There were also many technologies / techniques I wanted to test out by building this project:
- bjoern wsgi (I like how this is a python package with extension written in C rather than an OS package)
- nginx reverse proxy into the bjoern wsgi
- converting a canvas drawing into JSON
- exposing a "deep learning" model (trained with Tensorflow 2.0.1 and
tensorflow.keras
instead of stand-alone keras) - returning those results from the model to the front end
- using tmux to execute background jobs
- maybe docker / kubernetes as an alternate deployment method (phase 2?)
- the front end leaves much to be desired (very ugly)
- css lives in a style tag
- javascript lives in a script tag
- deployment / CI pipeline
- tests for the API (only a single route with a single way it can be called, so this feels low risk)
- proper logging
- I use the term "confidence" very loosely in terms of what the model provides
- this is really just the maximum value of the last layer of the neural network before it goes into softmax
- I'd love to come back and figure out a way to make it less confident about things that clearly aren't numbers
I wanted to use the actual raw data from the MNIST site for training my neural network (never pass up an opportunity to dip down into the raw bytes of a weird file format you're not familiar with).
So in the /data/
directory of this project root, you should put the following files:
- t10k-images-idx3-ubyte
- t10k-labels-idx1-ubyte
- train-images-idx3-ubyte
- train-labels-idx1-ubyte
- You'll need to edit the
deploy_remote.sh
anddeploy_dev.sh
shell scripts. I'm using git-bash to execute those shell commands. I'm also using Lubuntu 18.04 (basically Ubuntu) in virtualbox as my local development environment.

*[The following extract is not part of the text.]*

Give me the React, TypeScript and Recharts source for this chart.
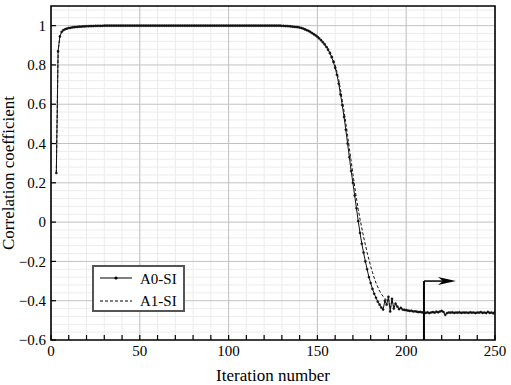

I haven't scripted anything yet with tmux, but these are the general high level steps I'm using in order to execute my python prediction server in the background. It's also worth noting that I'm using miniconda environments in my project. It seems like tmux and conda sometimes don't play nice, but here is the solution to that. You have to make sure your conda environment has been activated before entering tmux to run the prediction server.
Steps (on remote server):
- activate conda environment being used by the project:
source activate pynumdraw
- navigate to the back end directory
- create a tmux session:
tmux
- run the script:
python prediction_server.py
- detatch from the tmux session:
CTRL+b; d
- SO Post and associated code pen
- Current limitation/issue on desktop browsers when user zooms in on the browser. The area where they are drawing on the canvas no longer aligns with cursor location. Doesn't appear to be an issue on mobile. Best collection of answers at this SO Post. I think Abilogos has the best answer so far.